OPINION | EDITORIAL: Dog gone

Or should be

“We won’t have animal control going out looking at dogs based on their breeds and appearance, and in turn allow animal control to treat all dogs equally.”

—A Maumelle City Council member

We're not sure if dogs need their own Declaration of Independence yet. (When in the Course of Canine Events . . . .) But before all dogs are treated equally by the two-legged creatures they live with, all dogs must act equal. And they most certainly do not.

Those of us of a more genteel nature never understood the attraction to having a pit bull dog around the house. (We’re not going to get into the swirling conversation in which some argue there’s no such thing as a pit bull. There are such dogs. Everybody knows one when they see one.)

There must be some sense of exaggerated masculinity in owning such dogs. Doubtless we will get letters and emails about how pit bulls aren’t really aggressive, and how it all depends on how owners treat them, and how the one at my feet never growls, barks or ever hurt a living thing.

Funny, by which we mean definitely not-funny, but that seems to be the recurring comment in all stories about pit bulls that kill. After a child is pronounced dead at the hospital, the owner tells the papers: But this dog never hurt anybody before.

Before killing a child, that is.

Surely there are poodles and setters and Australian shepherds and basset hounds and collies and schnauzers that aren’t treated properly by humans, even abused. But somehow we never see them in the news after a toddler is killed. It’s always a pit bull.

The papers say Maumelle’s City Council is considering an ordinance that would repeal the ban on pit bulls within the city. That seems to be going in the wrong direction. More cities should ban the breed. Not fewer.

The council member quoted above also told the papers that the ordinance would “strengthen” the city’s animal services code and end “discrimination” against certain breeds.

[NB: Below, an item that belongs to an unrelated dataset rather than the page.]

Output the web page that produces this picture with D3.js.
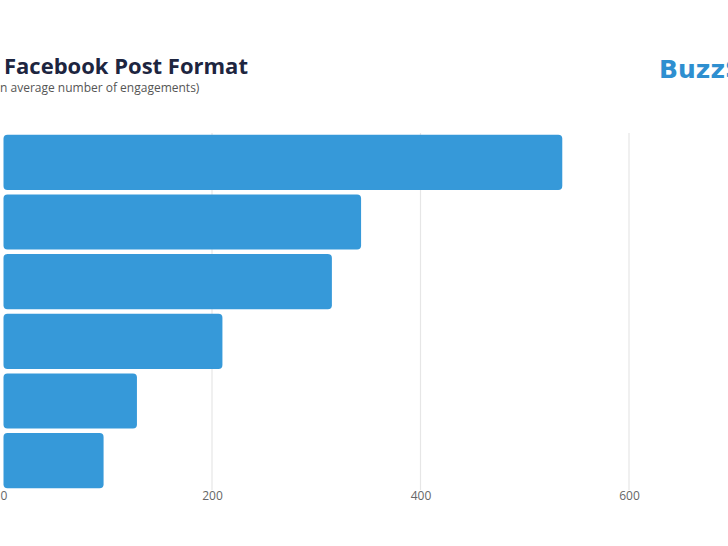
<!DOCTYPE html>
<html>
<head>
<meta charset="utf-8">
<script src="https://cdn.jsdelivr.net/npm/d3@7"></script>
<style>
  html, body { margin: 0; padding: 0; background: #fff; }
  svg { display: block; }
</style>
</head>
<body>
<svg id="chart" width="728" height="546"></svg>
<script>
const categories = ["Video", "Image", "Link", "Question", "Status", "Offer"];
const engagements = [536, 343, 315, 210, 128, 96];
const xTicks = [0, 200, 400, 600];
const titlePrefix = "Engagement by ";
const titleText = "Facebook Post Format";
const subtitlePrefix = "(Mea";
const subtitleText = "n average number of engagements)";
const logoText = "BuzzSumo";

const svg = d3.select("#chart");
const font = "'Open Sans', 'Noto Sans', sans-serif";

const x = d3.scaleLinear().domain([0, 600]).range([3.5, 629]);
const y = d3.scaleBand().domain(categories).range([133, 490]).paddingInner(0.075).paddingOuter(0.03);

// gridlines
svg.append("g").selectAll("line").data(xTicks.filter(d => d > 0)).join("line")
  .attr("x1", d => x(d)).attr("x2", d => x(d))
  .attr("y1", 133).attr("y2", 490)
  .attr("stroke", "#e6e6e6").attr("stroke-width", 1.2);

// bars
svg.append("g").selectAll("rect").data(categories).join("rect")
  .attr("x", x(0))
  .attr("y", d => y(d))
  .attr("width", (d, i) => x(engagements[i]) - x(0))
  .attr("height", y.bandwidth())
  .attr("rx", 4).attr("ry", 4)
  .attr("fill", "#3699d9");

// category labels (cropped off the left edge, as in the reference)
svg.append("g").selectAll("text").data(categories).join("text")
  .attr("x", -1)
  .attr("y", d => y(d) + y.bandwidth() / 2)
  .attr("dy", "0.35em")
  .attr("text-anchor", "end")
  .attr("font-family", font).attr("font-size", 12).attr("fill", "#666")
  .text(d => d);

// x axis
const xAxis = d3.axisBottom(x).tickValues(xTicks).tickSize(0).tickPadding(0);
const ax = svg.append("g").attr("transform", "translate(0,488)").call(xAxis);
ax.select(".domain").remove();
ax.selectAll("text").attr("font-family", font).attr("font-size", 12).attr("fill", "#666").attr("dy", "0.71em").attr("y", 3);

// title with cropped prefix
function croppedText(prefix, main, startX, baseline, size, weight, color) {
  const t = svg.append("text")
    .attr("y", baseline)
    .attr("font-family", font).attr("font-size", size).attr("font-weight", weight).attr("fill", color);
  const p = t.append("tspan").text(prefix);
  t.append("tspan").text(main);
  const w = p.node().getComputedTextLength();
  t.attr("x", startX - w);
}
croppedText(titlePrefix, titleText, 4, 74, 22, 700, "#1d2540");
croppedText(subtitlePrefix, subtitleText, 0, 92, 12, 400, "#555");

// logo
svg.append("text")
  .attr("x", 659).attr("y", 78)
  .attr("font-family", "'DejaVu Sans', sans-serif").attr("font-size", 25).attr("font-weight", 700)
  .attr("fill", "#2e8fd0")
  .text(logoText);
</script>
</body>
</html>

First, how do you strengthen the city’s animal services code by weakening it? That would be a neat trick. Second, discrimination against certain dog breeds seems common sense. Anybody who walks or bikes around the neighborhood does it on a daily basis.

Some say more cities ought to hold owners responsible for their dogs, instead of banning breeds altogether. But the two ideas are not mutually exclusive. Why not ban breeds that have (deserved) reputations for killing humans, and have something in the city code to hold owners responsible when the occasional pack of poodles corners an elderly person at the mailbox?

Another council member in Maumelle, Steve Mosley, had a better take on the situation: “They are trying to equate dogs to humans. Dogs don’t have equal rights. Dogs are born with certain innate abilities, like retrievers automatically retrieve things and English setters point at birds. Pit bull dogs are fighters and they tend to snap. I don’t think you can blame the owner. It’s the dogs that do the biting. If the dogs aren’t here, they aren’t going to bite anybody.”

For the record, pit bulls were bred over centuries to tackle bulls and bears, and to lock them down by biting and holding onto the larger animal’s head. They weren’t bred to herd sheep or chase sticks.

According to one study, pit bulls make up only 6 percent of the dog population in the United States. But they are responsible for nearly 70 percent of dog attacks and more than half of deaths after dog attacks. We can’t imagine the people of Maumelle are clamoring to get the animals back inside the city limits.

When it comes to this ordinance, let’s not. Let’s instead, think of ways to improve the quality of life. Emphasis on life.